0
votes

I want to write parallel code using openmp and reduction for square addition of matrix(X*X) values. Can I use "2 for loops" after #pragma omp parallel for reduction. if not kindly suggest.

#pragma omp parallel
{
#pragma omp parallel for reduction(+:SqSumLocal)
for(index=0; index<X; index++)
{
  for(i=0; i<X; i++)
  {
  SqSumLocal = SqSumLocal + pow(InputBuffer[index][i],2);
  }
 }
}

Solution: Adding int i under #pragma omp parallel solves the problem.

1

1 Answers

2
votes

The way you've written it is correct, but not ideal: only the outer loop will be parallelized, and each of the inner loops will be executed on individual threads.

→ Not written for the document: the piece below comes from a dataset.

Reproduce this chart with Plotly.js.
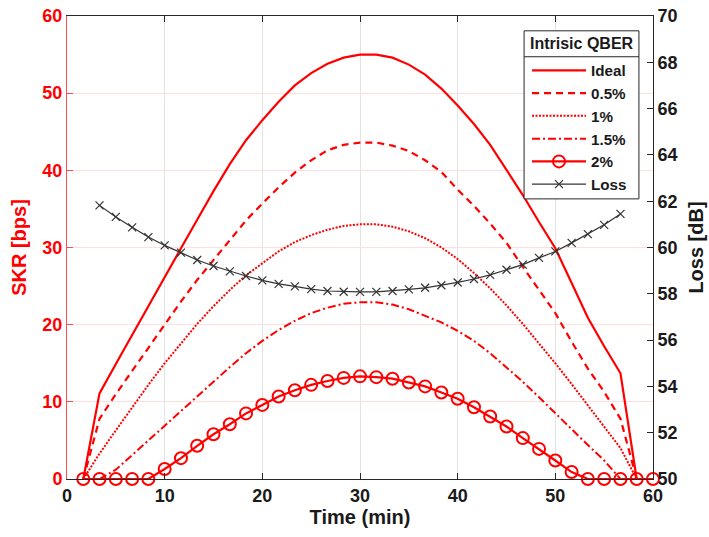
<!DOCTYPE html>
<html>
<head>
<meta charset="utf-8">
<script src="https://cdn.plot.ly/plotly-3.0.1.min.js"></script>
<style>html,body{margin:0;padding:0;background:#fff;}#chart{width:709px;height:537px;}</style>
</head>
<body>
<div id="chart"></div>
<script>
// Time axis (min)
const time = [1.67,3.33,5,6.67,8.33,10,11.67,13.33,15,16.67,18.33,20,21.67,23.33,25,26.67,28.33,30,
  31.67,33.33,35,36.67,38.33,40,41.67,43.33,45,46.67,48.33,50,51.67,53.33,55,56.67,58.33,60];
// SKR [bps] per intrinsic QBER
const skrIdeal = [0,11.1,14.9,18.7,22.5,26.2,29.9,33.6,37.3,40.8,43.9,46.5,48.9,51.0,52.6,53.8,54.6,55.0,
  55.0,54.6,53.7,52.4,50.6,48.4,46.0,43.3,40.1,36.8,33.3,29.9,25.4,20.9,17.2,13.7,0,0];
const skr05 = [0,7.8,11.0,14.0,17.0,20.0,23.0,25.8,28.4,31.0,33.5,35.7,37.8,39.7,41.3,42.6,43.3,43.6,
  43.6,43.2,42.5,41.3,39.8,37.5,35.4,33.1,30.6,27.5,24.5,21.5,17.8,14.3,11.3,7.8,0,0];
const skr1 = [0,3.3,6.3,9.3,12.2,15.0,17.6,20.1,22.4,24.5,26.4,28.0,29.5,30.7,31.6,32.3,32.8,33.0,
  33.0,32.7,32.1,31.2,30.0,28.5,26.7,24.7,22.5,20.1,17.6,15.0,12.3,9.5,6.7,4.0,0,0];
const skr15 = [0,0,1.2,3.1,5.0,6.9,8.8,10.8,12.7,14.5,16.3,17.9,19.3,20.5,21.5,22.2,22.7,22.9,
  22.9,22.6,22.0,21.2,20.3,19.2,17.9,16.3,14.5,12.6,10.6,8.5,6.4,4.4,2.4,0,0,0];
const skr2 = [0,0,0,0,0,1.3,2.7,4.3,5.8,7.1,8.5,9.6,10.7,11.5,12.2,12.7,13.1,13.3,
  13.2,13.0,12.5,12.0,11.2,10.4,9.3,8.1,6.8,5.3,3.9,2.4,0.9,0,0,0,0,0];
// Loss [dB], from t = 3.33 to 56.67 min
const lossTime = time.slice(1, 34);
const lossDb = [61.82,61.32,60.87,60.45,60.09,59.78,59.46,59.2,58.97,58.77,58.58,58.43,58.32,58.2,58.12,58.09,58.08,
  58.08,58.12,58.19,58.26,58.37,58.49,58.64,58.82,59.04,59.26,59.55,59.83,60.2,60.58,60.98,61.45];
const names = ['Ideal','0.5%','1%','1.5%','2%','Loss'];
const legendTitle = 'Intrisic QBER';

const RED = '#ff0000';
const FONT = 'Liberation Sans, Arial, sans-serif';
const INK = '#1a1a1a';

const traces = [
  {x: time, y: skrIdeal, name: names[0], mode: 'lines', line: {color: RED, width: 2.2}, legendgroup: 'a'},
  {x: time, y: skr05, name: names[1], mode: 'lines', line: {color: RED, width: 2.2, dash: '7px,5px'}, legendgroup: 'b'},
  {x: time, y: skr1, name: names[2], mode: 'lines', line: {color: RED, width: 2, dash: '2px,1.5px'}, legendgroup: 'c'},
  {x: time, y: skr15, name: names[3], mode: 'lines', line: {color: RED, width: 2, dash: '8px,3px,2px,3px'}, legendgroup: 'd'},
  {x: time, y: skr2, name: names[4], mode: 'lines+markers', cliponaxis: false, legendgroup: 'e',
   line: {color: RED, width: 2.2}, marker: {symbol: 'circle-open', size: 12, color: RED, line: {color: RED, width: 2}}},
  {x: lossTime, y: lossDb, name: names[5], yaxis: 'y2', mode: 'lines+markers', legendgroup: 'f',
   line: {color: '#333333', width: 1.2}, marker: {symbol: 'x-thin', size: 8, color: '#333333', line: {color: '#333333', width: 1.2}}}
];

// legend box geometry (paper fractions)
const bx0 = 0.78, bx1 = 0.976, by0 = 0.605, by1 = 0.968, bsep = 0.912;

const layout = {
  width: 709, height: 537,
  margin: {l: 67, r: 56, t: 16, b: 58},
  paper_bgcolor: '#ffffff', plot_bgcolor: '#ffffff',
  font: {family: FONT, size: 18, color: INK, weight: 'bold'},
  showlegend: true,
  xaxis: {
    range: [0, 60], dtick: 10, tick0: 0,
    showgrid: true, gridcolor: '#e3e3e3', gridwidth: 1,
    zeroline: false, showline: true, linecolor: '#262626', linewidth: 1, mirror: 'ticks',
    ticks: 'inside', ticklen: 6, tickcolor: '#262626',
    tickfont: {family: FONT, size: 18, color: INK, weight: 'bold'},
    title: {text: 'Time (min)', font: {family: FONT, size: 20, color: INK, weight: 'bold'}, standoff: 3}
  },
  yaxis: {
    range: [0, 60], dtick: 10, tick0: 0,
    showgrid: true, gridcolor: '#ffdede', gridwidth: 1,
    zeroline: false, showline: true, linecolor: '#ff4d4d', linewidth: 1,
    ticks: 'inside', ticklen: 6, tickcolor: '#ff4d4d',
    tickfont: {family: FONT, size: 18, color: RED, weight: 'bold'},
    title: {text: 'SKR [bps]', font: {family: FONT, size: 20, color: RED, weight: 'bold'}, standoff: 10}
  },
  yaxis2: {
    range: [50, 70], dtick: 2, tick0: 50,
    overlaying: 'y', side: 'right',
    showgrid: false, zeroline: false, showline: true, linecolor: '#262626', linewidth: 1,
    ticks: 'inside', ticklen: 6, tickcolor: '#262626',
    tickfont: {family: FONT, size: 18, color: INK, weight: 'bold'},
    title: {text: 'Loss [dB]', font: {family: FONT, size: 20, color: INK, weight: 'bold'}, standoff: 12}
  },
  legend: {
    x: 0.785, y: 0.918, xanchor: 'left', yanchor: 'top',
    bgcolor: 'rgba(0,0,0,0)', borderwidth: 0,
    font: {family: FONT, size: 15.2, color: INK, weight: 'bold'},
    itemwidth: 54,
    tracegroupgap: 0, traceorder: 'normal'
  },
  shapes: [
    {type: 'rect', xref: 'paper', yref: 'paper', x0: bx0, x1: bx1, y0: by0, y1: by1, layer: 'above',
     fillcolor: '#ffffff', line: {color: '#262626', width: 1}},
    {type: 'line', xref: 'paper', yref: 'paper', x0: bx0, x1: bx1, y0: bsep, y1: bsep, layer: 'above',
     line: {color: '#262626', width: 1}}
  ],
  annotations: [
    {xref: 'paper', yref: 'paper', x: (bx0 + bx1) / 2, y: (by1 + bsep) / 2, xanchor: 'center', yanchor: 'middle',
     text: legendTitle, showarrow: false, font: {family: FONT, size: 16, color: INK, weight: 'bold'}}
  ]
};

Plotly.newPlot('chart', traces, layout, {displayModeBar: false, staticPlot: true});
</script>
</body>
</html>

If X is large enough (significantly larger than the number of threads) this may be fine. If you want to parallelize both loops, then you should add a collapse(2) clause to the directive. This tells the compiler to merge the two loops into a single loop and execute the whole thing in parallel.

Consider an example where you have 8 threads, and X=4. Without the collapse clause, only four threads will do work: each one will complete the work for one value of index. With the collapse clause, all 8 threads will each do half as much work. (Of course, parallelizing such a trivial amount of work is pointless - this is just an example.)